Jager smiles at me. “No luck finding answer in bathroom?”
“How did you know I was – no, don’t say anything. Look, I’m not sure I can beat them on the field, not without losing half our players. I don’t want to lose everybody at once like that, the team will never recover.”
“But lose one player is okay?”
“A team can bounce back from one player,” I say. “Rage and payback and all that. Six or seven people at once, though, that’s tough.”
“How can I help?”
“Any ideas on how to keep the Milkmaids from playing tonight?” I ask. “Something non-lethal?”
Jager grins at the last part. “Yes, I do. Did.”
“Did what?”
“Did already.”
“I’m sorry?”
Jager claps his hand on my shoulder. I see it coming and try not to flinch. “I heard you have trouble,” he says, leading me away from the other men. “I have trouble myself. You see, I want to destroy Milkmaids before they destroy us. Self-defense, yes? And perhaps boon to universe, they are not men. Animals in armor are animals all the same. But put hit on team would be, as you say, bad precedent. Never in history of League has this happened. Our fear should not rule us to break tradition. So I keep Milkmaids away without killing them. Easy. It is good you came to see me.”
He lets go of my shoulder. We’re at the end of the corridor, at the exit. Jager turns to go back, and I realize I have no idea what he’s talking about.

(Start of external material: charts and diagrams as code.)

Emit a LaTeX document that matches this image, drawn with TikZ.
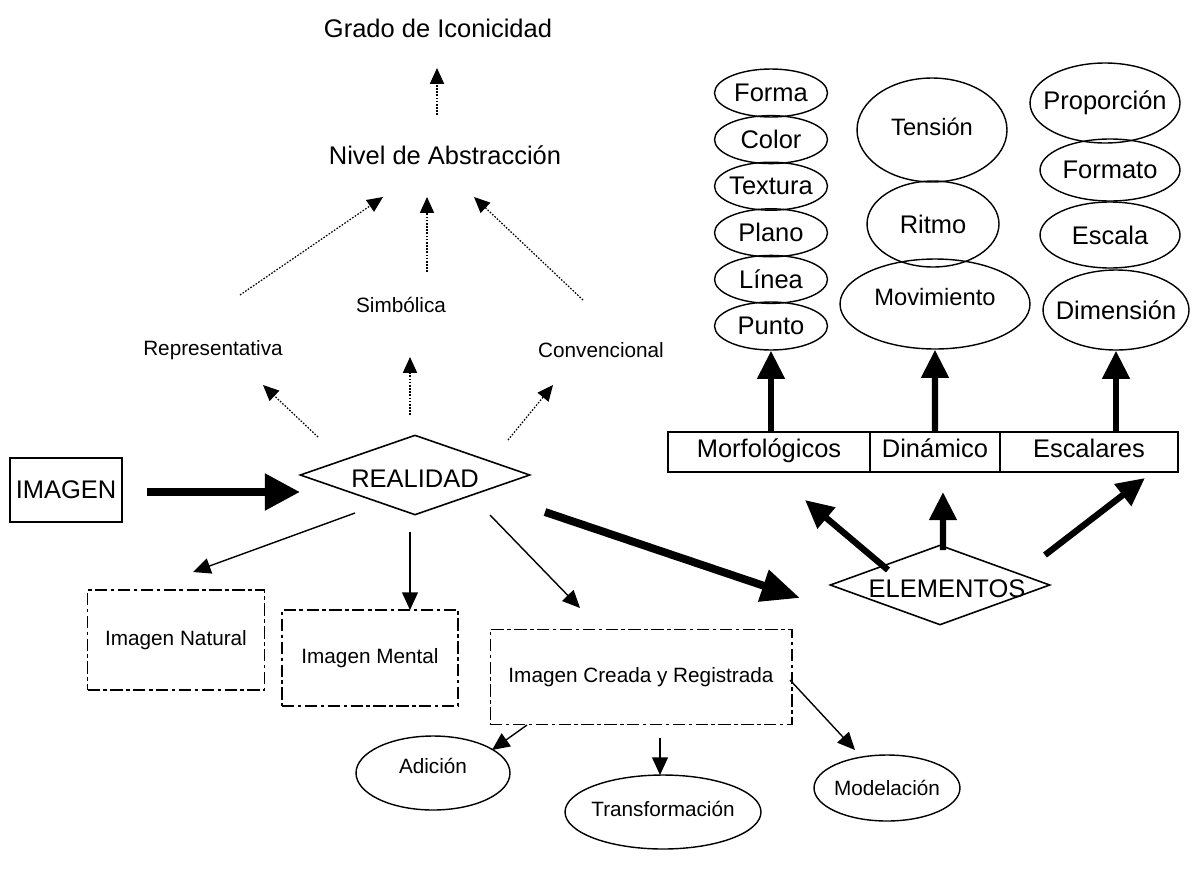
\documentclass[tikz,border=0pt]{standalone}
\usepackage{fontspec}
\setmainfont{Liberation Sans}
\usetikzlibrary{arrows.meta, shapes.geometric, positioning}

\begin{document}
\begin{tikzpicture}[x=0.02cm, y=-0.02cm,
    big/.style={font=\fontsize{14.5}{17}\selectfont},
    mid/.style={font=\fontsize{13.5}{16}\selectfont},
    small/.style={font=\fontsize{11.8}{14}\selectfont},
    oval/.style={draw, ellipse, line width=0.8pt, inner sep=0pt},
    rhomb/.style={draw, diamond, line width=0.9pt, inner sep=0pt},
    cell/.style={draw, rectangle, line width=1pt, outer sep=0pt, minimum height=0.8cm, text height=1.6ex, text depth=0.4ex, big},
    frame/.style={draw, rectangle, line width=0.6pt, dash pattern=on 7pt off 2pt on 2pt off 2pt, small},
    dotarr/.style={line width=0.7pt, dash pattern=on 0.9pt off 0.9pt, -{Triangle[length=9pt,width=8pt]}},
    arr/.style={line width=0.8pt, -{Triangle[length=10pt,width=9pt]}},
    fatarr/.style={line width=3.6pt, -{Triangle[length=16pt,width=15pt]}}]
\useasboundingbox (0,0) rectangle (1195,872);

\node[big] (grado) at (438,28) {Grado de Iconicidad};
\node[big] (nivel) at (445,155) {Nivel de Abstracción};
\node[small] (simb) at (401,305) {Simbólica};
\node[small] (repr) at (213,350) {Representativa};
\node[small] (conv) at (601,350) {Convencional};

\node[draw, line width=0.8pt, big, inner sep=2pt, minimum width=2.24cm, minimum height=1.28cm] (imagen) at (66,490) {IMAGEN};
\node[rhomb, minimum width=4.6cm, minimum height=1.6cm, label={[big,yshift=-2pt]center:REALIDAD}] (real) at (415,475) {};
\node[rhomb, minimum width=4.4cm, minimum height=1.6cm, label={[big,xshift=4pt,yshift=-2pt]center:ELEMENTOS}] (elem) at (940,585) {};

\node[frame, minimum width=3.54cm, minimum height=2cm] (nat) at (176,640) {Imagen Natural};
\node[frame, minimum width=3.52cm, minimum height=1.92cm] (mental) at (370,658) {Imagen Mental};
\node[frame, minimum width=6.04cm, minimum height=1.9cm] (creada) at (641,677) {Imagen Creada y Registrada};

\node[oval, minimum width=3.08cm, minimum height=1.48cm, label={[small,yshift=4pt]center:Adición}] (adic) at (433,773) {};
\node[oval, minimum width=3.92cm, minimum height=1.48cm, label={[small,yshift=2pt]center:Transformación}] (transf) at (663,812) {};
\node[oval, minimum width=2.92cm, minimum height=1.32cm, label={[small]center:Modelación}] (model) at (887,788) {};

\node[cell, minimum width=4.04cm] (morf) at (769,452) {Morfológicos};
\node[cell, minimum width=2.6cm, right=0pt of morf] (din) {Dinámico};
\node[cell, minimum width=3.56cm, right=0pt of din] (esc) {Escalares};

\foreach \nm/\txt [count=\i] in {forma/Forma, color/Color, textura/Textura, plano/Plano, linea/Línea, punto/Punto}
  \node[oval, minimum width=2.26cm, minimum height=0.96cm, label={[big]center:\txt}] (\nm) at (771,46.4+46.6*\i) {};

\node[oval, minimum width=3cm, minimum height=2.08cm, label={[mid,yshift=2pt]center:Tensión}] (tension) at (932,130) {};
\node[oval, minimum width=2.64cm, minimum height=1.72cm, label={[big]center:Ritmo}] (ritmo) at (933,224) {};
\node[oval, minimum width=3.8cm, minimum height=1.8cm, label={[mid,yshift=4pt]center:Movimiento}] (mov) at (935,304) {};

\node[oval, minimum width=3cm, minimum height=1.6cm, label={[big]center:Proporción}] (prop) at (1105,103) {};
\node[oval, minimum width=2.8cm, minimum height=1.24cm, label={[big]center:Formato}] (formato) at (1110,170) {};
\node[oval, minimum width=2.8cm, minimum height=1.32cm, label={[big]center:Escala}] (escala) at (1110,235) {};
\node[oval, minimum width=2.92cm, minimum height=1.6cm, label={[big]center:Dimensión}] (dim) at (1116,310) {};

\draw[dotarr] ([shift={(-8,-40)}]nivel.center) -- ([shift={(-1,40)}]grado.center);
\draw[dotarr] ([shift={(27,-55)}]repr.center) -- ([shift={(-62,42)}]nivel.center);
\draw[dotarr] ([shift={(26,-33)}]simb.center) -- ([shift={(-18,42)}]nivel.center);
\draw[dotarr] ([shift={(-18,-50)}]conv.center) -- ([shift={(29,42)}]nivel.center);
\draw[dotarr] ([shift={(-97,-38)}]real.center) -- ([shift={(50,35)}]repr.center);
\draw[dotarr] ([shift={(-5,-60)}]real.center) -- ([shift={(9,52)}]simb.center);
\draw[dotarr] ([shift={(93,-35)}]real.center) -- ([shift={(-48,35)}]conv.center);

\draw[line width=4.5pt, -{Triangle[length=20pt,width=20pt]}] ([shift={(81,2)}]imagen.center) -- ([shift={(-115,17)}]real.center);
\draw[line width=4.5pt, -{Triangle[length=22pt,width=18pt]}] ([shift={(130,37)}]real.center) -- ([shift={(-140,13)}]elem.center);

\draw[arr] ([shift={(-60,38)}]real.center) -- ([shift={(17,-68)}]nat.center);
\draw[arr] ([shift={(-5,57)}]real.center) -- ([shift={(40,-48)}]mental.center);
\draw[arr] ([shift={(75,40)}]real.center) -- ([shift={(-61,-69)}]creada.center);
\draw[arr] ([shift={(-114,48)}]creada.center) -- ([shift={(59,-23)}]adic.center);
\draw[arr] ([shift={(19,61)}]creada.center) -- ([shift={(-3,-37)}]transf.center);
\draw[arr] ([shift={(149,3)}]creada.center) -- ([shift={(-32,-38)}]model.center);

\draw[fatarr] ([shift={(-52,-15)}]elem.center) -- ([shift={(36,48)}]morf.center);
\draw[fatarr] ([shift={(3,-35)}]elem.center) -- ([shift={(8,40)}]din.center);
\draw[fatarr] ([shift={(105,-30)}]elem.center) -- ([shift={(56,26)}]esc.center);
\draw[fatarr] (morf.north -| punto) -- (punto.south);
\draw[fatarr] (din.north) -- (mov.south);
\draw[fatarr] (esc.north -| dim) -- (dim.south);
\end{tikzpicture}
\end{document}
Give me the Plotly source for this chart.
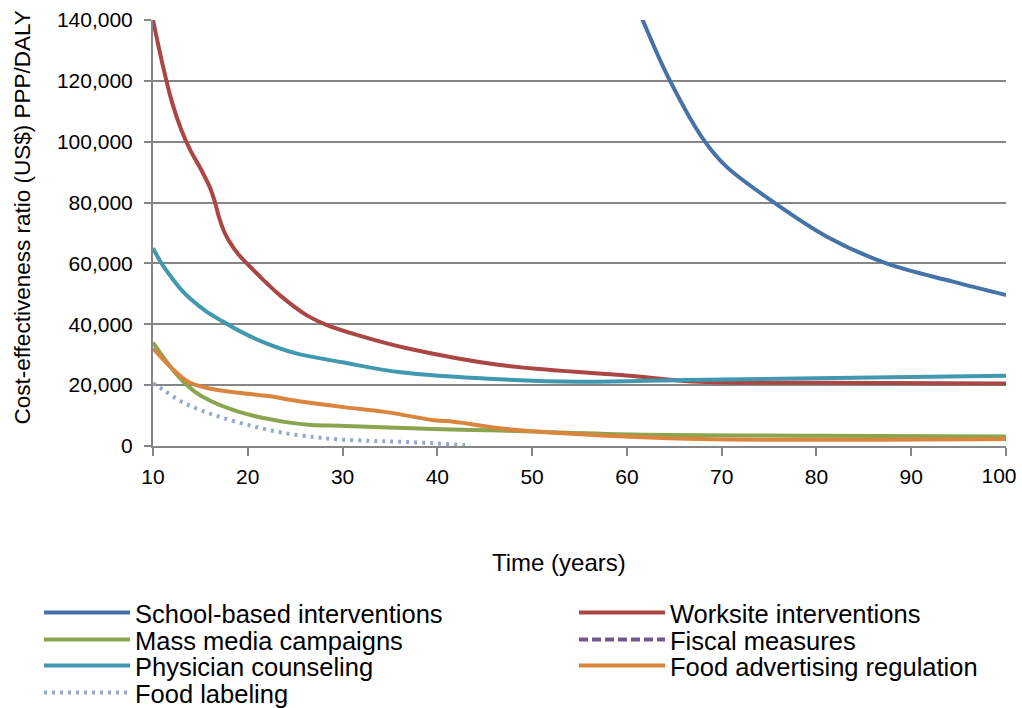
import plotly.graph_objects as go

# ---- Data ----
school_x = [61.6, 64.5, 68.1, 70.5, 75.4, 81.1, 87.4, 94.4, 100]
school_y = [140500, 120300, 100600, 91800, 80300, 68800, 60000, 54000, 49600]

worksite_x = [10, 11, 12, 13, 14, 15, 16, 16.5, 17, 17.5, 18, 19, 20, 21.5, 23.4, 26.2,
              28.3, 31.5, 36.8, 46.6, 60.6, 67.7, 80, 100]
worksite_y = [140000, 125500, 113000, 103800, 96800, 91300, 85000, 80500, 74800, 70500, 67500,
              63000, 59700, 55000, 49500, 43000, 39800, 36500, 32100, 26600, 23000, 21100,
              20800, 20500]

massmedia_x = [10, 11.3, 12.7, 14.4, 16.2, 19.0, 21.8, 24.6, 26.7, 30.3, 39.6, 46.6, 60.6, 80, 100]
massmedia_y = [34000, 28300, 22800, 17900, 14600, 11300, 9100, 7600, 6900, 6600, 5600, 5100,
               3800, 3400, 3100]

fiscal_x = [10, 100]
fiscal_y = [None, None]

physician_x = [10, 11, 12, 13, 14, 15.5, 17.2, 19, 21.5, 25, 30, 36.1, 46.6, 55, 66.3, 80, 100]
physician_y = [65000, 59500, 55200, 51300, 48200, 44500, 41200, 38000, 34300, 30500, 27500,
               24200, 21900, 21100, 21700, 22300, 23100]

foodadv_x = [10, 12.0, 13.7, 15.8, 19.0, 22.2, 24.6, 30.3, 34.3, 39.6, 41.7, 43.1, 46.6, 53.7,
             67.7, 100]
foodadv_y = [32100, 25500, 21100, 19000, 17500, 16400, 15100, 12700, 11300, 8500, 8000, 7400,
             5800, 4100, 2300, 2300]

label_x = [10, 11.1, 13.0, 15.0, 17.2, 20.4, 23.6, 27.1, 29.4, 33.0, 36.1, 39.6, 42.9, 43.5]
label_y = [20600, 18400, 14600, 11800, 9400, 6600, 4400, 2900, 2200, 1700, 1400, 900, 300, 200]

series_names = ["School-based interventions", "Worksite interventions",
                "Mass media campaigns", "Fiscal measures",
                "Physician counseling", "Food advertising regulation",
                "Food labeling"]

x_ticks = [10, 20, 30, 40, 50, 60, 70, 80, 90, 100]
x_tick_labels = ["10", "20", "30", "40", "50", "60", "70", "80", "90", "100"]
y_ticks = [0, 20000, 40000, 60000, 80000, 100000, 120000, 140000]
y_tick_labels = ["0", "20,000", "40,000", "60,000", "80,000", "100,000", "120,000", "140,000"]

x_title = "Time (years)"
y_title = "Cost-effectiveness ratio (US$) PPP/DALY"

colors = ["#4572A7", "#AA4643", "#89A54E", "#71588F", "#4198AF", "#DB843D", "#93A9CF"]
dashes = ["solid", "solid", "solid", "9px,4px", "solid", "solid", "3px,5px"]
xs = [school_x, worksite_x, massmedia_x, fiscal_x, physician_x, foodadv_x, label_x]
ys = [school_y, worksite_y, massmedia_y, fiscal_y, physician_y, foodadv_y, label_y]
# the empty "Fiscal measures" series sits on an overlay x-axis that carries the last tick label
x_axes = ["x", "x", "x", "x2", "x", "x", "x"]

# legend slots (column left px, row center px) -- one legend box per entry
legend_ids = ["legend", "legend2", "legend3", "legend4", "legend5", "legend6", "legend7"]
legend_pos = [(45, 613), (580, 613), (45, 640), (580, 640), (45, 666), (580, 666), (45, 693)]

FONT = "Liberation Sans, Arial, sans-serif"
W, H = 1022, 708

fig = go.Figure()
for name, x, y, c, d, lid, xa in zip(series_names, xs, ys, colors, dashes, legend_ids, x_axes):
    fig.add_trace(go.Scatter(
        x=x, y=y, name=name, mode="lines", legend=lid, xaxis=xa, yaxis="y",
        line=dict(color=c, width=4, dash=d, shape="spline", smoothing=1.0),
    ))

legend_layout = {}
for lid, (px, py) in zip(legend_ids, legend_pos):
    legend_layout[lid] = dict(
        xref="container", yref="container",
        x=(px - 6) / W, xanchor="left",
        y=1 - py / H, yanchor="middle",
        orientation="v", itemwidth=86,
        bgcolor="rgba(0,0,0,0)",
        font=dict(family=FONT, size=25.5, color="#000000"),
    )

fig.update_layout(
    width=W, height=H,
    paper_bgcolor="white", plot_bgcolor="white",
    margin=dict(l=153, r=16, t=20, b=262, autoexpand=False),
    font=dict(family=FONT, size=21, color="#000000"),
    showlegend=True,
    **legend_layout,
    annotations=[
        dict(text=y_title, xref="paper", yref="paper",
             x=(22 - 153) / 853, y=(446 - 217.5) / 426, xanchor="center", yanchor="middle",
             textangle=-90, showarrow=False, font=dict(size=22.5, family=FONT, color="#000000")),
        dict(text=x_title, xref="paper", yref="paper",
             x=(559 - 153) / 853, y=(446 - 562) / 426, xanchor="center", yanchor="middle",
             showarrow=False, font=dict(size=24, family=FONT, color="#000000")),
    ],
)

fig.update_layout(
    xaxis=dict(
        range=[10, 100], tickvals=x_ticks, ticktext=x_tick_labels[:-1] + [""],
        showgrid=False, zeroline=False, automargin=False,
        showline=True, linecolor="#868686", linewidth=2,
        ticks="outside", ticklen=8, tickwidth=2, tickcolor="#868686",
        tickfont=dict(size=21, color="#000000"), ticklabeloverflow="allow",
        ticklabelstandoff=3,
    ),
    xaxis2=dict(
        range=[10, 100], overlaying="x", anchor="y", side="bottom",
        tickvals=x_ticks[-1:], ticktext=x_tick_labels[-1:],
        showgrid=False, zeroline=False, automargin=False, showline=False,
        ticks="outside", ticklen=8, tickwidth=2, tickcolor="rgba(0,0,0,0)",
        tickfont=dict(size=21, color="#000000"), ticklabeloverflow="allow",
        ticklabelstandoff=3, ticklabelshift=-7,
    ),
    yaxis=dict(
        range=[0, 140000], tickvals=y_ticks, ticktext=y_tick_labels,
        showgrid=True, gridcolor="#868686", gridwidth=2,
        zeroline=False, automargin=False,
        showline=True, linecolor="#868686", linewidth=2,
        ticks="outside", ticklen=7, tickwidth=2, tickcolor="#868686",
        tickfont=dict(size=21, color="#000000"), ticklabeloverflow="allow",
        ticklabelstandoff=7,
    ),
)

fig.write_html("out.html", config={"displayModeBar": False},
               post_script="document.body.style.margin='0px';document.body.style.overflow='hidden';")
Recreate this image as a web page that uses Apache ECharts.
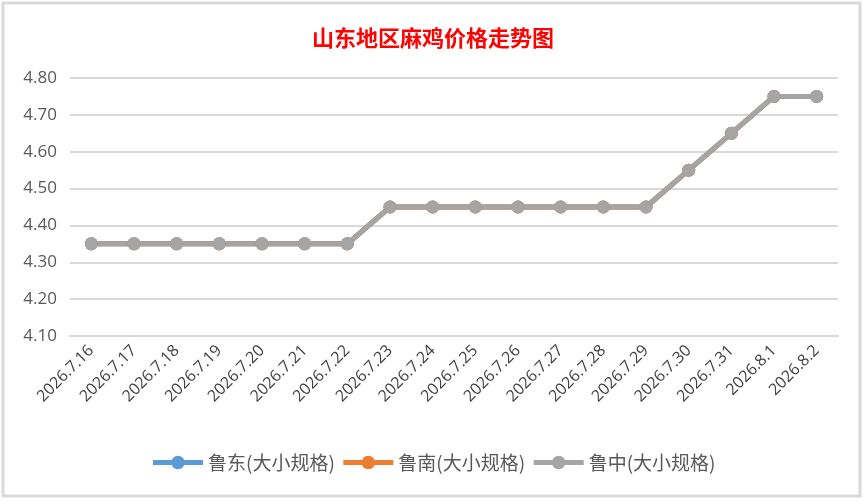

Do I want to know? Is it good enough that we won’t be playing the Milkmaids tonight, or do I really have to be aware of the circumstances that make that possible?
I open my mouth to ask.
Jager raises his hand without turning around.
I close my mouth.
He puts his hand down and keeps going.
***
We don’t play that night. A mysterious virus gets into Hysis’ network and shuts down everything. Shuttles, satellites, anything with a whisper of technology in the penal colony goes silent. It’s the first time an entire planet has gone dark since the war. The Milkmaids forfeit the match.
Jager is wearing a small, secret smile the next time I see him. I don’t ask about Hysis. He won’t tell me if I did. What I do know is that the man clearly has connections outside the pirate clans. He made a whole planet shut down for a day.
Say what you want about the Milkmaids.
The scariest motherfucker I know wears pink shirts.